The country will open up its telecommunications sector not only to Chinese companies but also to other foreign investors, Socioeconomic Planning Secretary Ernesto Pernia said Saturday.
“The best offer would be picked from other offers as well,” Pernia told reporters at the sidelines of the 2017 Philippine Association for Chinese Studies Conference in Pasig City, when asked if only Chinese firms would be considered by the government.
“China is on the frontline now because no other country has sounded out or expressed interest to come in,” he added.
Pernia confirmed that China’s top telecommunications companies were interested to enter the Philippine market.
China’s telecom market is served by three state-run operators, namely China Mobile Ltd., China Telecom and China Unicom.

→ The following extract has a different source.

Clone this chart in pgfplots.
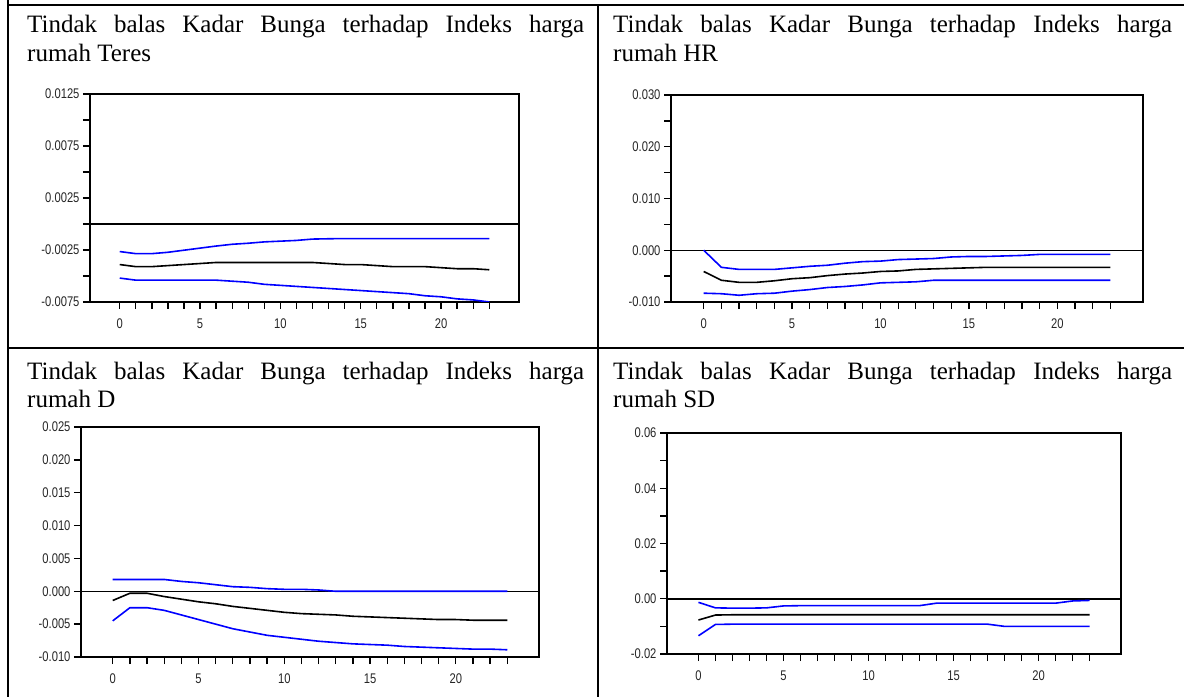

During his bilateral meeting with Chinese Premier Li Keqiang last month, President Rodrigo Duterte offered China the privilege to operate as the third telecom carrier in the country.
Duterte has long been calling for a third telco player in the Philippines so that consumers could enjoy better mobile and internet services.
PLDT and Globe Telecom enjoy a duopoly after plans by San Miguel Corp. to launch a third telco fell through. San Miguel sold its telecommunications assets to the two giants last year.
According to Pernia, Duterte’s order for government agencies to act swiftly to ease foreign investment limits was a first step toward opening up the telecommunications sector.
“There’s a lot of urgency to this,” he said, adding that better connectivity was a promise Duterte made during his election campaign.
“The telco will be taken out of the so-called ‘public service.’ There’s already a bill in Congress that’s quite advanced on that, the redefinition of public service. That bill has been declared urgent by the President. That should pass fairly quickly,” he said.
Pernia also said the government was looking at other sectors that could be liberalized without legislation.
“We’re having them reviewed by our lawyers, which ones are implementable without legislation and which ones have to be legislated,” Pernia said.
“Once those items are liberalized, maybe the next consideration will be power costs and infrastructure. At least, we will be able to take out one obstacle already by liberalizing those areas where foreign ownership was restricted,” he added.